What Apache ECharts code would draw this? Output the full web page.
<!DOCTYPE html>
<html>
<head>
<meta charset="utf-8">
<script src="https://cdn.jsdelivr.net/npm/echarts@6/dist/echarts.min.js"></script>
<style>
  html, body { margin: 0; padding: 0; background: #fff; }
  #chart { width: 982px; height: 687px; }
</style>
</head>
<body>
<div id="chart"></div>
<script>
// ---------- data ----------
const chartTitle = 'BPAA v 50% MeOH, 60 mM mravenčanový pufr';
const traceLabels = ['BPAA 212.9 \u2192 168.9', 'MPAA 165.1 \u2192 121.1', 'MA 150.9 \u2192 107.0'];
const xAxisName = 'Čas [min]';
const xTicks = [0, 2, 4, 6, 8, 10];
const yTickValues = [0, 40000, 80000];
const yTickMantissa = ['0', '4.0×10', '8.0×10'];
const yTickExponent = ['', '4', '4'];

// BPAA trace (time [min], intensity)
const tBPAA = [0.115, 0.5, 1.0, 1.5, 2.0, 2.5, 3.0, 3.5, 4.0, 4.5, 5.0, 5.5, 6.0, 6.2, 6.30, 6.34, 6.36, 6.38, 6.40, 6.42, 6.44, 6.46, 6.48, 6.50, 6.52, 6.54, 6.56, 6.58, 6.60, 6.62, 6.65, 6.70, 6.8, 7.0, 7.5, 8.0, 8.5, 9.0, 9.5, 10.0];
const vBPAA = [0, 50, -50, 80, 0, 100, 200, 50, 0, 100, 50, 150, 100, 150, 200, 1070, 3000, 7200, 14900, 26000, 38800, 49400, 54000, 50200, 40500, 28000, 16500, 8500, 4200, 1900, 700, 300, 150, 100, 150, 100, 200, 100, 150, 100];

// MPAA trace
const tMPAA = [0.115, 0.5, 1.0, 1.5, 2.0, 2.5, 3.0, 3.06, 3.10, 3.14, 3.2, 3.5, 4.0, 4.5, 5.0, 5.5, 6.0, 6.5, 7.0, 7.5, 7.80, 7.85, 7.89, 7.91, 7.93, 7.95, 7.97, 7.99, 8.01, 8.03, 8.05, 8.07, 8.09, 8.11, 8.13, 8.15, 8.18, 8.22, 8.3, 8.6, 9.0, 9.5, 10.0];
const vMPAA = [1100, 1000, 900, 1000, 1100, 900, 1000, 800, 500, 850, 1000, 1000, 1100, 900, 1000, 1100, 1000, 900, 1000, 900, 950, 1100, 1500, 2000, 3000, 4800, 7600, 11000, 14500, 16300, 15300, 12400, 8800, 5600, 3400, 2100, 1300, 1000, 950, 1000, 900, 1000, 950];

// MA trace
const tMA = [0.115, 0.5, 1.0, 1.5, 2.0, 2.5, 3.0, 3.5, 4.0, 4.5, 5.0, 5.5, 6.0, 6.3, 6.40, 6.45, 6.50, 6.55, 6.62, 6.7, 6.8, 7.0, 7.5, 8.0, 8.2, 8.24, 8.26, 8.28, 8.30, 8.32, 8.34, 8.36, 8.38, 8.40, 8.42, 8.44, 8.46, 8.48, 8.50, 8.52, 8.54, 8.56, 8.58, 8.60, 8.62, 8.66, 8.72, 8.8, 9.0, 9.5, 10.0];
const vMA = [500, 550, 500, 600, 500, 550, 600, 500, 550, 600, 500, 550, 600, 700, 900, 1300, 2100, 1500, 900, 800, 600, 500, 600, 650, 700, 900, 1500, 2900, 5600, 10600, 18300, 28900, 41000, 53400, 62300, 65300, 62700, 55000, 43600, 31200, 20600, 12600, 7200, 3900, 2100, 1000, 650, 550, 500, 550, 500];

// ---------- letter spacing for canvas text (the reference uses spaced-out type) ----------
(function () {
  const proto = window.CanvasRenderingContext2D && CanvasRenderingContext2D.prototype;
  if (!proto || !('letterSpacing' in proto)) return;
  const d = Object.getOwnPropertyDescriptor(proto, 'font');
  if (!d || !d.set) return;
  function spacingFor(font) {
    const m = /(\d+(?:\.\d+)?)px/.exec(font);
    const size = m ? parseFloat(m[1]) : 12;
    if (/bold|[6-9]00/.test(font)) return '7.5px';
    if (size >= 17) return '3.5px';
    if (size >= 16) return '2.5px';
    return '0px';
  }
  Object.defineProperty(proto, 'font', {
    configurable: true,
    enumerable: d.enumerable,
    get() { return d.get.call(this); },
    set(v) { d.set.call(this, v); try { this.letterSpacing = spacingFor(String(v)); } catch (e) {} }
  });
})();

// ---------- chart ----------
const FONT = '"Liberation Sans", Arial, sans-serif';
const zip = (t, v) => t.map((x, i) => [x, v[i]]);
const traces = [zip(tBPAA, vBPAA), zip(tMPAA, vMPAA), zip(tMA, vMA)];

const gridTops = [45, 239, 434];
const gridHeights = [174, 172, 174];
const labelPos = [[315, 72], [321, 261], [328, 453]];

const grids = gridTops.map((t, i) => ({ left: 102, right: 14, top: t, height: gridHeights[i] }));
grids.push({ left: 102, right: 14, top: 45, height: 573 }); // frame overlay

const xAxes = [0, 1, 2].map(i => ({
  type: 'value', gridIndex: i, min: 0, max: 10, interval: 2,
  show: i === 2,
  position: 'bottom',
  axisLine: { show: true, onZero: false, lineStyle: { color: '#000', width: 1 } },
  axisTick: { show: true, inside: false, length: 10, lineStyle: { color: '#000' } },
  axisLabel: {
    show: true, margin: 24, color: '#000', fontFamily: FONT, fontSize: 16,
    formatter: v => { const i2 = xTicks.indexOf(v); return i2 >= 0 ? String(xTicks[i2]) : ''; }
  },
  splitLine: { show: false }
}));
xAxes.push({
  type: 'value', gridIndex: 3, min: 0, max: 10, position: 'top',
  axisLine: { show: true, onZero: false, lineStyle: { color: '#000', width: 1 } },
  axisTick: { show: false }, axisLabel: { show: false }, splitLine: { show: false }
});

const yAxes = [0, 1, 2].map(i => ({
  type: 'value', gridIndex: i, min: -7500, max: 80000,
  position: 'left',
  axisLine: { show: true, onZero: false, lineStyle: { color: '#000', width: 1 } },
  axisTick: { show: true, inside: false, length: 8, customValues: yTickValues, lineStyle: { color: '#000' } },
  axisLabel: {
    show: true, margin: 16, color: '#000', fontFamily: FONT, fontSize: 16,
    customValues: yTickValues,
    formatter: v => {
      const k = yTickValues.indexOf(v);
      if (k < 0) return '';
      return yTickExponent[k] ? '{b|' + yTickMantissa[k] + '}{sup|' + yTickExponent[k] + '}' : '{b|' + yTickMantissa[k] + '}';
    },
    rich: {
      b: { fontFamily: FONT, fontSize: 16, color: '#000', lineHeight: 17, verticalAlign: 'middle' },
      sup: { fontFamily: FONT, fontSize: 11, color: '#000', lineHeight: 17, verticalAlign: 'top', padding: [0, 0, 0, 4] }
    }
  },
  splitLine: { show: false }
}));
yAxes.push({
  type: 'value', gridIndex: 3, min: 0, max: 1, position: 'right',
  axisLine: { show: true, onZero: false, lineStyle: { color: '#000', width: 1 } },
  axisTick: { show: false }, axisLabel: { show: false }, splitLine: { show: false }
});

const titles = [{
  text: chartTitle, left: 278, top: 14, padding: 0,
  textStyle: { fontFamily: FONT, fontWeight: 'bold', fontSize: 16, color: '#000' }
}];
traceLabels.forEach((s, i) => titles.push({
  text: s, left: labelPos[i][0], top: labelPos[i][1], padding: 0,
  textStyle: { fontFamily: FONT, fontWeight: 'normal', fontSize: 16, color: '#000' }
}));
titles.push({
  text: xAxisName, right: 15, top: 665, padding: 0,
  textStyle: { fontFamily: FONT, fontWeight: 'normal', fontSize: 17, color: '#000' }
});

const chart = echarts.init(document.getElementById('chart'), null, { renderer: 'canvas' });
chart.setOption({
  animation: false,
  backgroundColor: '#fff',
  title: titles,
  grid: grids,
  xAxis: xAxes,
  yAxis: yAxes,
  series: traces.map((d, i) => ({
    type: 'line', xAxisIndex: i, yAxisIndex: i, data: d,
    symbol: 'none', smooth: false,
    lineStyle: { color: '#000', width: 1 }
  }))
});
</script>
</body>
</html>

------------------------------------------------------------------------

#### [Goal]
Return all lines containing "this".

#### [Result]
What Apache ECharts code would draw this? Output the full web page.
    get() { return d.get.call(this); },
    set(v) { d.set.call(this, v); try { this.letterSpacing = spacingFor(String(v)); } catch (e) {} }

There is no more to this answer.